/---
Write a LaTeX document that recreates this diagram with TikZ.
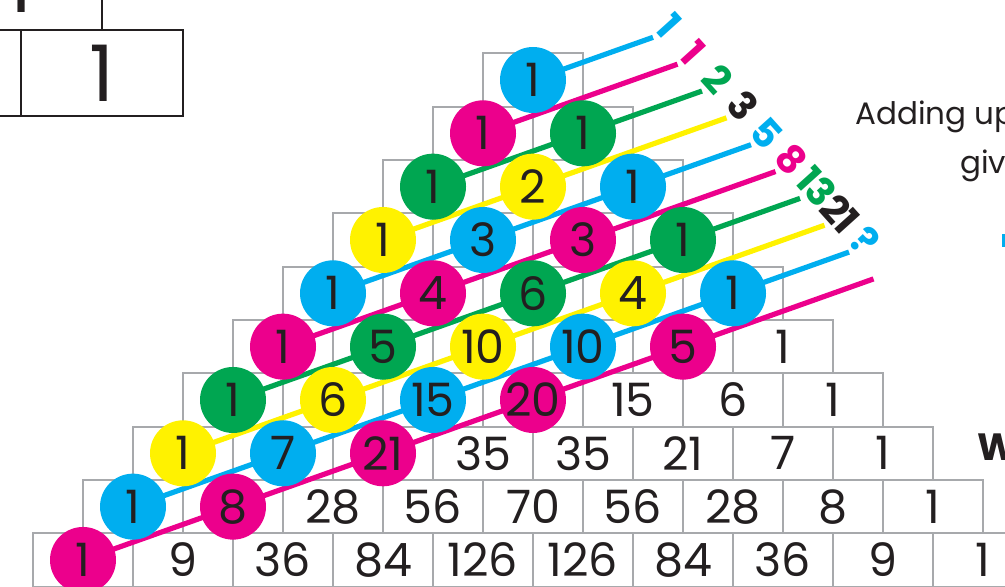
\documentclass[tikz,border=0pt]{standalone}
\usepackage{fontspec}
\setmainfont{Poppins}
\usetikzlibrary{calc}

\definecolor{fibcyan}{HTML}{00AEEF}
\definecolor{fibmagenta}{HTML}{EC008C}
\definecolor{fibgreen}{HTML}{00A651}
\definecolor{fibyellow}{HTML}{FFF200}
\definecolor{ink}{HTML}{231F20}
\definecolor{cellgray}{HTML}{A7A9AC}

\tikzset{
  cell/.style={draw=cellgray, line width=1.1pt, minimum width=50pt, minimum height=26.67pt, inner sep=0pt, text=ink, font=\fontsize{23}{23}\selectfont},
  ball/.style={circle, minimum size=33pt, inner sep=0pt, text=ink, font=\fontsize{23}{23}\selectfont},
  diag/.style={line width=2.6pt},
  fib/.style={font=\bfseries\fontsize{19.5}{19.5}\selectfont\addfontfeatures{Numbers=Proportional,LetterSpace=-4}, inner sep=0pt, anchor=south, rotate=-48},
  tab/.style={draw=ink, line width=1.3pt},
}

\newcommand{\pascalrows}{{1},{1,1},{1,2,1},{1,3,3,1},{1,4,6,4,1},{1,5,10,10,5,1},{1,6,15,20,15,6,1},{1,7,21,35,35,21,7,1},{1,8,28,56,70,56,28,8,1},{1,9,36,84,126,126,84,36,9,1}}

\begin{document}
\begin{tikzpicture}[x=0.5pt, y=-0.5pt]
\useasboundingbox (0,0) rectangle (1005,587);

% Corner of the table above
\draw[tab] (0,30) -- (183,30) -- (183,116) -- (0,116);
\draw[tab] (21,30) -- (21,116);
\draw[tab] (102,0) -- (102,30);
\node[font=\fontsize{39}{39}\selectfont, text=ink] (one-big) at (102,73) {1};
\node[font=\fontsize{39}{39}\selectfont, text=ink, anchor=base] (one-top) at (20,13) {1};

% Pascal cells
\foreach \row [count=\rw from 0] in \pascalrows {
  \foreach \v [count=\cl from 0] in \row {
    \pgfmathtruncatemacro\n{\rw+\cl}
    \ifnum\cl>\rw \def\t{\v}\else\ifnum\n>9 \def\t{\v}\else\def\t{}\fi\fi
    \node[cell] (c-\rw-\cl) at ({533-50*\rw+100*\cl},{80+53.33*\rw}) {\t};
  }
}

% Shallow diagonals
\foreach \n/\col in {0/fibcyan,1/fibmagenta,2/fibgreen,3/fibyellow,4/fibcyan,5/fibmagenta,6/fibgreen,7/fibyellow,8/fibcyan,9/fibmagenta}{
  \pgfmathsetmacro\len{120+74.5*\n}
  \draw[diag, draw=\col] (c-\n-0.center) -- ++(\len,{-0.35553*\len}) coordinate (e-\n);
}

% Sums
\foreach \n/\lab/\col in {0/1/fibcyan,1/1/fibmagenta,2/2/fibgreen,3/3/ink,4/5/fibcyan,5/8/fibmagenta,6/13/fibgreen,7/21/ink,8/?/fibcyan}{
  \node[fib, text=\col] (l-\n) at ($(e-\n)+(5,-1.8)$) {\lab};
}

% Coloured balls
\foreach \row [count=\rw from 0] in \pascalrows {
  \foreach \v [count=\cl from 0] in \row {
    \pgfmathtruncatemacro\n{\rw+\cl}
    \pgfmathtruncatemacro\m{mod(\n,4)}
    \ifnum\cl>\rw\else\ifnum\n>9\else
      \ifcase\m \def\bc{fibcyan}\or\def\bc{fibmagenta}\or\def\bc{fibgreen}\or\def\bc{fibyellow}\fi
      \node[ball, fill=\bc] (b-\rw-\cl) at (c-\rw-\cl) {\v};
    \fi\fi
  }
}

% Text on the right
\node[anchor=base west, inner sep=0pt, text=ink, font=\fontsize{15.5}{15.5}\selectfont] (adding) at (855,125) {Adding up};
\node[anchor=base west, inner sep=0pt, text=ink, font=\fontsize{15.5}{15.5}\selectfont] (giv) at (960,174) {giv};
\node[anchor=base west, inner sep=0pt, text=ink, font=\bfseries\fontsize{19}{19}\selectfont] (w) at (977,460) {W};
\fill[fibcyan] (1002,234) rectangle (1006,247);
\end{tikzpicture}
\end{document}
\---
## What is expected:
Copy nothing but the lines from the top of the material through the line holding "text=ink, anchor=base] (one-top)", exactly as written; omit pictures.

## Response to the task:
Write a LaTeX document that recreates this diagram with TikZ.
\documentclass[tikz,border=0pt]{standalone}
\usepackage{fontspec}
\setmainfont{Poppins}
\usetikzlibrary{calc}

\definecolor{fibcyan}{HTML}{00AEEF}
\definecolor{fibmagenta}{HTML}{EC008C}
\definecolor{fibgreen}{HTML}{00A651}
\definecolor{fibyellow}{HTML}{FFF200}
\definecolor{ink}{HTML}{231F20}
\definecolor{cellgray}{HTML}{A7A9AC}

\tikzset{
  cell/.style={draw=cellgray, line width=1.1pt, minimum width=50pt, minimum height=26.67pt, inner sep=0pt, text=ink, font=\fontsize{23}{23}\selectfont},
  ball/.style={circle, minimum size=33pt, inner sep=0pt, text=ink, font=\fontsize{23}{23}\selectfont},
  diag/.style={line width=2.6pt},
  fib/.style={font=\bfseries\fontsize{19.5}{19.5}\selectfont\addfontfeatures{Numbers=Proportional,LetterSpace=-4}, inner sep=0pt, anchor=south, rotate=-48},
  tab/.style={draw=ink, line width=1.3pt},
}

\newcommand{\pascalrows}{{1},{1,1},{1,2,1},{1,3,3,1},{1,4,6,4,1},{1,5,10,10,5,1},{1,6,15,20,15,6,1},{1,7,21,35,35,21,7,1},{1,8,28,56,70,56,28,8,1},{1,9,36,84,126,126,84,36,9,1}}

\begin{document}
\begin{tikzpicture}[x=0.5pt, y=-0.5pt]
\useasboundingbox (0,0) rectangle (1005,587);

% Corner of the table above
\draw[tab] (0,30) -- (183,30) -- (183,116) -- (0,116);
\draw[tab] (21,30) -- (21,116);
\draw[tab] (102,0) -- (102,30);
\node[font=\fontsize{39}{39}\selectfont, text=ink] (one-big) at (102,73) {1};
\node[font=\fontsize{39}{39}\selectfont, text=ink, anchor=base] (one-top) at (20,13) {1};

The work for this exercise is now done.